Je vous raconterai mes vacances une autre fois, d'ailleurs je ne suis pas bien certain qu'elles soient terminées. En vérité, j'hésite à reprendre la chronique. Je songe à me lancer dans une nouvelle carrière: le cinéma. Acteur. Voilà, c'est dit.



L'envie m'en est venue subitement en passant devant la ferme des Édoin, sur le chemin du Bois, où l'on tourne en ce moment un film. Un long métrage avec des acteurs très, très connus. Même moi, je les connais, c'est vous dire.



Le réalisateur, un tout jeune homme, est le fils des fermiers. C'est juste à côté du pont couvert et du petit bois où je cueille les premiers champignons de la saison. Je passe par là à vélo 12 fois par semaine. Le film est tourné à la ferme même, encombrée depuis un mois par les camions de la régie.

C'est dans ce film-là que je voudrais commencer ma carrière. Je pense à un petit rôle de rien du tout. Les gens de cinéma disent un «caméo», mais ce n'est pas français - il faut dire une apparition. J'apparaîtrais donc au moment où l'actrice principale irait chercher son courrier. Elle lèverait la tête, elle dirait: tiens, un cycliste. Moi, je dirais rien. Ou peut-être je dirais bonjour Pascale. Non, pas Pascale, c'est son vrai nom dans la vie. Je ne sais pas son nom dans le film. Bonjour Marie, ou n'importe quoi, même Linda, ça me dérangerait pas.

Comme je le disais au jeune Édoin, je n'ai aucune expérience cinématographique. Par contre, une fois, j'ai fait du vélo à Hollywood. J'étais allé pédaler je ne sais plus quel parc national du coin et, avant de reprendre l'avion, j'avais pédalé Hollywood en suivant un autobus découvert de touristes néerlandais. J'entendais ce que le guide disait, mais c'était en néerlandais. Le seul mot que j'ai compris, à un moment donné, c'est Zsa Zsa Gabor. Je garde de cette visite guidée un souvenir émerveillé.
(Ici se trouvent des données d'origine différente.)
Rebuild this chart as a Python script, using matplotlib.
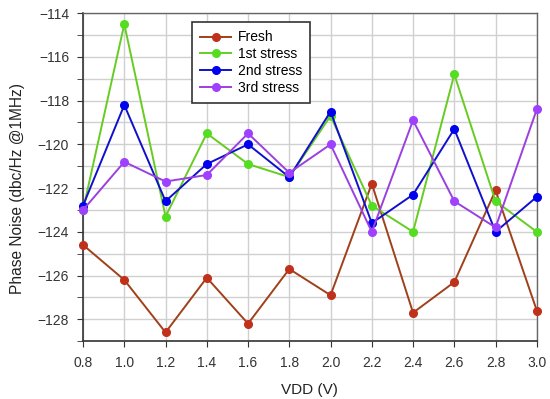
import matplotlib.pyplot as plt
from matplotlib.ticker import MultipleLocator

plt.rcParams["font.family"] = ["Liberation Sans", "DejaVu Sans"]
plt.rcParams["axes.unicode_minus"] = True

vdd = [0.8, 1.0, 1.2, 1.4, 1.6, 1.8, 2.0, 2.2, 2.4, 2.6, 2.8, 3.0]
fresh = [-124.6, -126.2, -128.6, -126.1, -128.2, -125.7, -126.9, -121.8, -127.7, -126.3, -122.1, -127.6]
stress1 = [-123.0, -114.5, -123.3, -119.5, -120.9, -121.5, -118.7, -122.8, -124.0, -116.8, -122.6, -124.0]
stress2 = [-122.8, -118.2, -122.6, -120.9, -120.0, -121.5, -118.5, -123.6, -122.3, -119.3, -124.0, -122.4]
stress3 = [-123.0, -120.8, -121.7, -121.4, -119.5, -121.3, -120.0, -124.0, -118.9, -122.6, -123.8, -118.4]

series = [
    ("Fresh", fresh, "#a0401a", "#c0301a"),
    ("1st stress", stress1, "#66cc22", "#55dd22"),
    ("2nd stress", stress2, "#1010cc", "#0000ee"),
    ("3rd stress", stress3, "#9a40e0", "#a040ff"),
]

fig = plt.figure(figsize=(5.5, 3.99), dpi=100)
ax = fig.add_axes([0.151, 0.145, 0.825, 0.822])

for name, vals, lc, mc in series:
    ax.plot(vdd, vals, color=lc, lw=1.4, marker="o", ms=5.5, clip_on=False,
            markerfacecolor=mc, markeredgecolor=mc, label=name, zorder=3)

ax.set_xlim(0.8, 3.0)
ax.set_ylim(-129, -114)
ax.xaxis.set_major_locator(MultipleLocator(0.2))
ax.yaxis.set_major_locator(MultipleLocator(2))
ax.yaxis.set_minor_locator(MultipleLocator(1))
ax.xaxis.set_major_formatter(plt.FormatStrFormatter("%.1f"))
ax.grid(True, which="both", color="#d0d0d0", lw=1.0)
ax.set_axisbelow(True)

for s in ["left", "bottom"]:
    ax.spines[s].set_color("#333333")
    ax.spines[s].set_linewidth(1.2)
for s in ["top", "right"]:
    ax.spines[s].set_color("#666666")
    ax.spines[s].set_linewidth(1.0)

ax.tick_params(which="both", direction="out", color="#333333", labelcolor="#333333",
               labelsize=10, length=4)
ax.tick_params(axis="x", pad=7)
ax.tick_params(axis="y", pad=6)

ax.set_xlabel("VDD (V)", fontsize=11, color="#222222", labelpad=9)
ax.set_ylabel("Phase Noise (dbc/Hz @1MHz)", fontsize=11.2, color="#222222")
ax.yaxis.set_label_coords(-0.128, 0.466)

leg = ax.legend(loc="upper left", bbox_to_anchor=(0.240, 0.9726), fontsize=10,
                fancybox=False, edgecolor="#333333", framealpha=1,
                borderaxespad=0, handlelength=2.2, handletextpad=0.5,
                borderpad=0.6, labelspacing=0.2)
leg.get_frame().set_linewidth(1.2)

fig.savefig("out.png", dpi=100)
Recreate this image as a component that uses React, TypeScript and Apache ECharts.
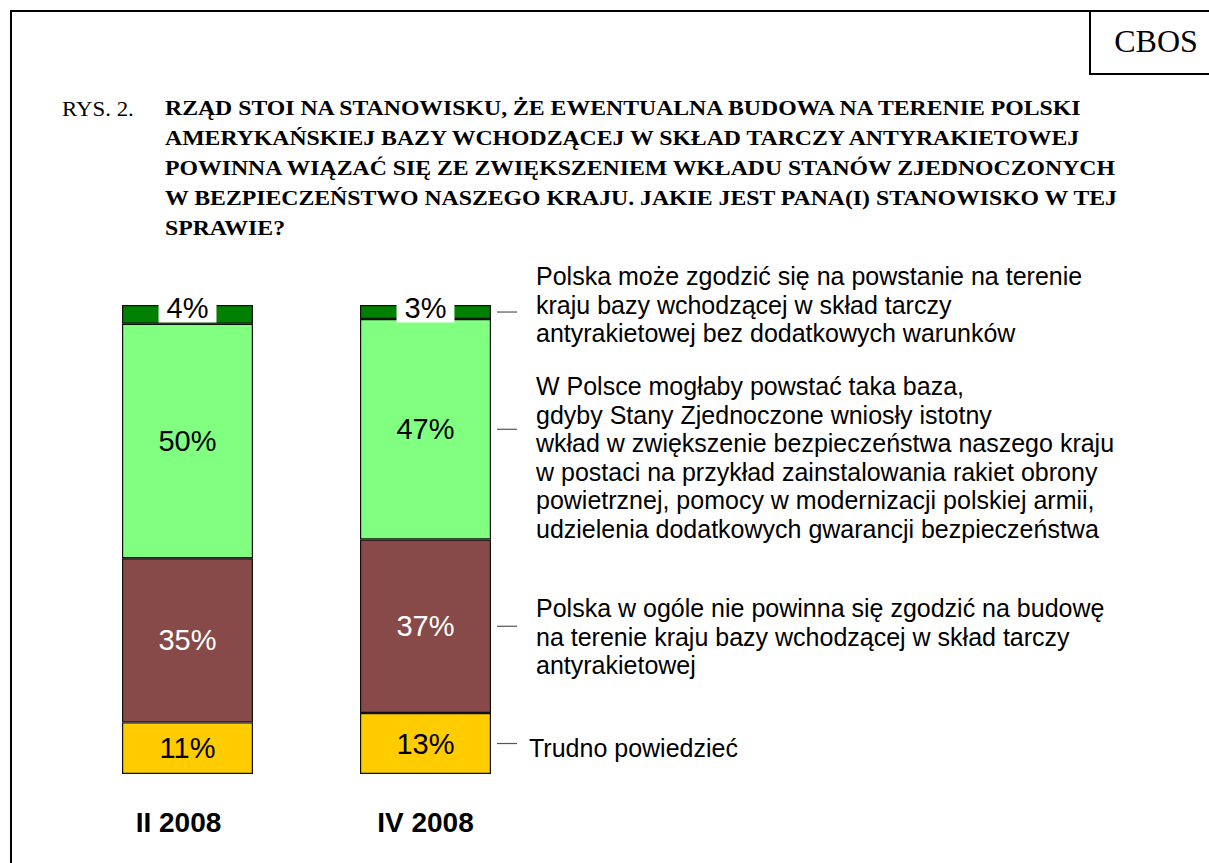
import React, { useEffect, useRef } from "react";
import * as echarts from "echarts";

const categories = ["II 2008", "IV 2008"];
const seriesNames = [
  "Trudno powiedzieć",
  "Polska w ogóle nie powinna się zgodzić",
  "W Polsce mogłaby powstać taka baza, gdyby...",
  "Polska może zgodzić się bez dodatkowych warunków",
];
const trudnoValues = [11, 13];
const nieValues = [35, 37];
const warunkiValues = [50, 47];
const bezValues = [4, 3];
const seriesColors = ["#FFCC00", "#884A48", "#80FF80", "#008000"];
const labelColors = ["#000", "#fff", "#000", "#000"];

const titlePrefix = "RYS. 2.";
const titleLines = [
  "RZĄD STOI NA STANOWISKU, ŻE EWENTUALNA BUDOWA NA TERENIE POLSKI",
  "AMERYKAŃSKIEJ BAZY WCHODZĄCEJ W SKŁAD TARCZY ANTYRAKIETOWEJ",
  "POWINNA WIĄZAĆ SIĘ ZE ZWIĘKSZENIEM WKŁADU STANÓW ZJEDNOCZONYCH",
  "W BEZPIECZEŃSTWO NASZEGO KRAJU. JAKIE JEST PANA(I) STANOWISKO W TEJ",
  "SPRAWIE?",
];

const annotationBez = [
  "Polska może zgodzić się na powstanie na terenie",
  "kraju bazy wchodzącej w skład tarczy",
  "antyrakietowej bez dodatkowych warunków",
];
const annotationWarunki = [
  "W Polsce mogłaby powstać taka baza,",
  "gdyby Stany Zjednoczone wniosły istotny",
  "wkład w zwiększenie bezpieczeństwa naszego kraju",
  "w postaci na przykład zainstalowania rakiet obrony",
  "powietrznej, pomocy w modernizacji polskiej armii,",
  "udzielenia dodatkowych gwarancji bezpieczeństwa",
];
const annotationNie = [
  "Polska w ogóle nie powinna się zgodzić na budowę",
  "na terenie kraju bazy wchodzącej w skład tarczy",
  "antyrakietowej",
];
const annotationTrudno = ["Trudno powiedzieć"];

const SANS = "'Liberation Sans', Arial, Helvetica, sans-serif";
const SERIF = "'Liberation Serif', 'Times New Roman', serif";

export default function App() {
  const ref = useRef<HTMLDivElement>(null);

  useEffect(() => {
    if (!ref.current) return;
    const chart = echarts.init(ref.current, null, { renderer: "svg" });
    const allValues = [trudnoValues, nieValues, warunkiValues, bezValues];
    const barWidth = 131;

    const series = allValues.map((vals, i) => {
      const isTop = i === 3;
      return {
        name: seriesNames[i],
        type: "bar",
        stack: "total",
        barWidth,
        data: vals,
        itemStyle: {
          color: seriesColors[i],
          borderColor: "#111",
          borderWidth: 1.2,
        },
        label: isTop
          ? {
              show: true,
              position: ["50%", 0],
              align: "center",
              verticalAlign: "middle",
              offset: [0, 3],
              formatter: "{c}%",
              color: "#000",
              fontSize: 29,
              fontFamily: SANS,
              backgroundColor: "#fff",
              padding: [0, 8, 0, 8],
            }
          : {
              show: true,
              position: "inside",
              formatter: "{c}%",
              color: labelColors[i],
              fontSize: 29,
              fontFamily: SANS,
            },
      };
    });

    const staticGraphics: any[] = [
      {
        type: "rect",
        shape: { x: 11, y: 11, width: 1400, height: 1000 },
        style: { fill: "none", stroke: "#000", lineWidth: 2 },
        silent: true,
      },
      {
        type: "polyline",
        shape: { points: [[1090, 11], [1090, 74], [1300, 74]] },
        style: { fill: "none", stroke: "#000", lineWidth: 2 },
      },
      {
        type: "text",
        x: 1156,
        y: 41,
        style: {
          text: "CBOS",
          x: 0,
          y: 0,
          align: "center",
          verticalAlign: "middle",
          fontSize: 32,
          fontFamily: SERIF,
          fill: "#000",
        },
      },
      {
        type: "text",
        x: 62,
        y: 109,
        scaleX: 1.09,
        style: {
          text: titlePrefix,
          x: 0,
          y: 0,
          verticalAlign: "middle",
          fontSize: 21,
          fontFamily: SERIF,
          fill: "#000",
        },
      },
      ...titleLines.map((line, i) => ({
        type: "text",
        x: 165,
        y: 108 + i * 30,
        scaleX: 1.08,
        style: {
          text: line,
          x: 0,
          y: 0,
          verticalAlign: "middle",
          fontSize: 22,
          fontWeight: "bold",
          fontFamily: SERIF,
          fill: "#000",
        },
      })),
    ];

    const option: any = {
      animation: false,
      backgroundColor: "#fff",
      grid: { left: 68.5, width: 476, top: 305, bottom: 89, containLabel: false },
      xAxis: {
        type: "category",
        data: [
          { value: categories[0], textStyle: { padding: [0, 18, 0, 0] } },
          { value: categories[1] },
        ],
        axisLine: { show: false },
        axisTick: { show: false },
        axisLabel: {
          margin: 34,
          fontSize: 28,
          fontWeight: "bold",
          color: "#000",
          fontFamily: SANS,
        },
      },
      yAxis: {
        type: "value",
        min: 0,
        max: 100,
        show: false,
        splitLine: { show: false },
      },
      series,
      graphic: staticGraphics,
    };
    chart.setOption(option);

    // connectors and annotation texts anchored to the second bar's segments
    const blocks = [annotationTrudno, annotationNie, annotationWarunki, annotationBez];
    const blockTops = [748, 608, 386, 276];
    const lineH = 28.6;
    const extra: any[] = [];
    let cum = 0;
    allValues.forEach((vals, i) => {
      const v = vals[1];
      const mid = cum + v / 2;
      cum += v;
      const p = chart.convertToPixel({ gridIndex: 0 }, [1, mid]) as number[];
      const xr = p[0] + barWidth / 2;
      extra.push({
        type: "line",
        shape: { x1: xr + 6, y1: p[1], x2: xr + 26, y2: p[1] },
        style: { stroke: "#555", lineWidth: 1.2 },
      });
      const textX = i === 0 ? xr + 38 : xr + 45;
      blocks[i].forEach((line, j) => {
        extra.push({
          type: "text",
          style: {
            text: line,
            x: textX,
            y: blockTops[i] + j * lineH,
            verticalAlign: "middle",
            fontSize: 25,
            fontFamily: SANS,
            fill: "#000",
          },
        });
      });
    });
    chart.setOption({ graphic: [...staticGraphics, ...extra] }, { replaceMerge: ["graphic"] });

    return () => chart.dispose();
  }, []);

  return (
    <div
      ref={ref}
      style={{ position: "absolute", left: 0, top: 0, width: 1209, height: 863, background: "#fff" }}
    />
  );
}
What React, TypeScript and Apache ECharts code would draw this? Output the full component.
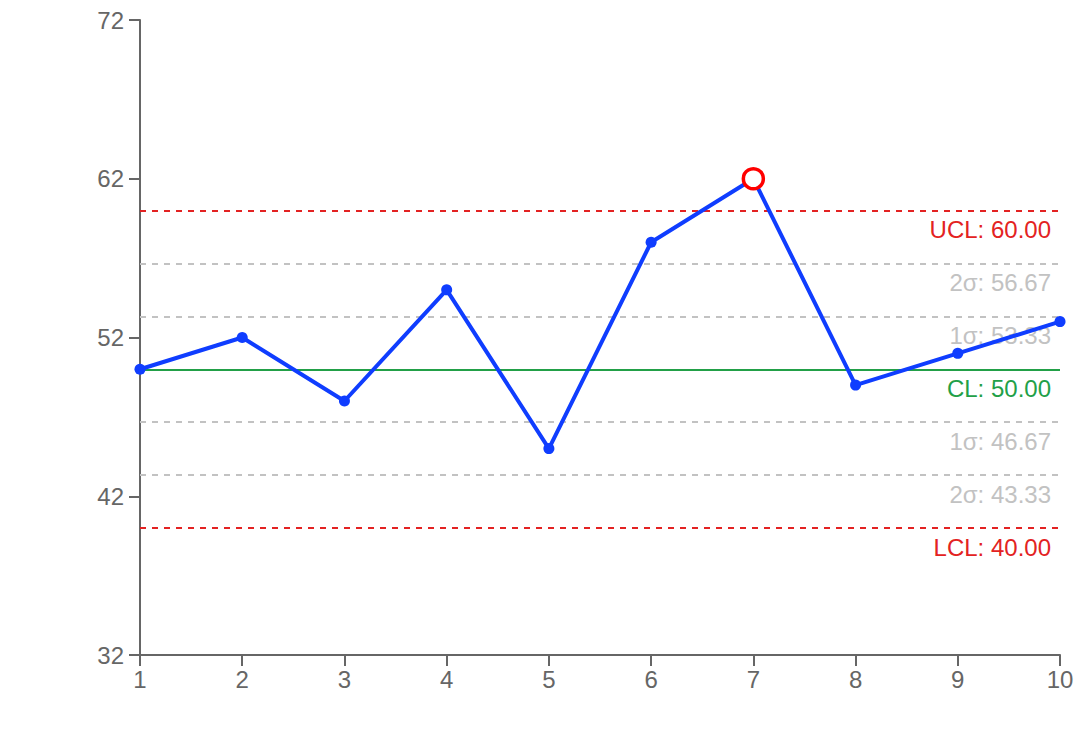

Le jeune Édoin n'a pas semblé impressionné par mes références hollywoodiennes et je devine qu'il ne donnera pas suite à mon offre. J'ai pourtant une raison très sérieuse de vouloir figurer dans son film. Une raison que je ne lui ai pas encore exposée.

Voici.

Jacob Tierney, cela vous dit quelque chose? C'est ce jeune réalisateur juif montréalais qui, il y a un mois ou deux, a lancé un pavé dans la mare fétide et croupissante de notre cinématographie en déclarant que le cinéma québécois de souche (ouache) ne reflète pas la réalité québécoise parce qu'il ne fait aucune place aux immigrés.

Il a mille fois raison. Je ne comprends pas que notre industrie cinématographique, à l'exemple de la fonction publique, ne se soit pas donné des règles pour corriger cela, règles qu'on pourrait appeler «de représentation positive». Pour être financé, tout film québécois devrait obligatoirement compter dans sa distribution un juif, cinq Haïtiens, deux Pakistanais, deux Indiens des Indes, un Bulgare, trois Libanais, un Iranien, un Russe et un Indien de chez nous, tous en costume national.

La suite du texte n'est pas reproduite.